Cramer’s altruistic outlook hints at her thoughts on what a book can, and should, accomplish. While she believes writers have a responsibility to push innovation in a positive direction, some readers and writers think that mindset interferes with the quality of a story. So addressing societal problems, be it via extended, post-apocalyptic metaphors, or via similarly bleak settings peppered with hope, doesn’t sit well with all sci-fi readers. Most notably, there are those -- cue the Sad Puppies -- who are nostalgic for the days of so-called Golden Age sci-fi: “Star Trek”-like space-travel adventures that offer a means of briefly escaping the restrictions of the real world. Nimble writing and world-building is supposedly the aim for such stories; political opinions, solutions-oriented and otherwise, are actively eschewed.

It involves hope not in the form of a triumphant narrator, but in the technologies we can create when we do something really miraculous: work together.

But the Puppies’ agenda -- which resulted in No Award being given at the Hugo Awards this year in categories for which only white men were nominated -- extends beyond particular tastes in writing styles. Claiming science-fiction has opted for “affirmative action”-guided decisions rather than supporting story-centric writing, they lobbied to place white, male writers -- including themselves -- on the award ballots.

Ashby spoke passionately against the Puppies’ movement: “That’s part of their battle cry: Why do we have to think about social issues in our science fiction? Why do we have to think about other genders, or sexualities, or economic circumstances? Why can’t it just be fun like it used to be? Well, yeah, I’m sure it was really fun when you weren’t thinking about it. Everything’s a lot more fun when you’re not thinking about it.”

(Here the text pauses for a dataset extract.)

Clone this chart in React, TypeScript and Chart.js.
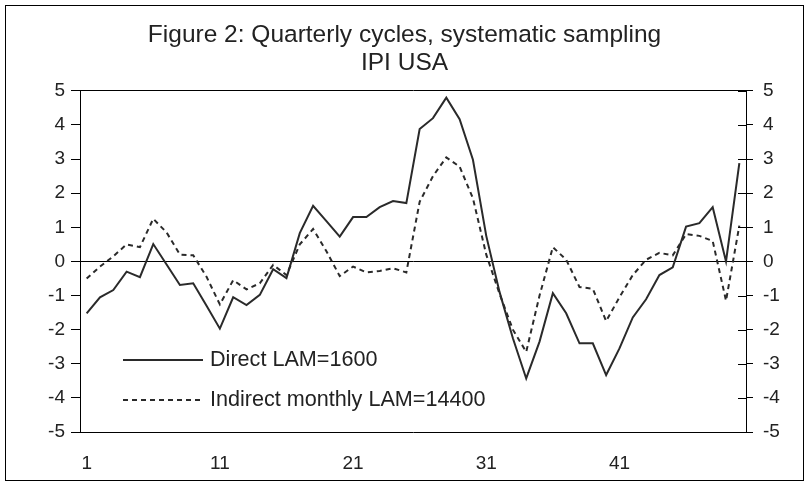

Thinking about it, according to Ashby, involves confronting the dire state of life for some social groups. It involves constructing a narrative that encourages the reader to consider the lives of others, rather than just getting lost in his own fantasy world, in which he alone is the hero and the solution. It involves hope not in the form of a triumphant narrator, but in the technologies we can create when we do something really miraculous: work together.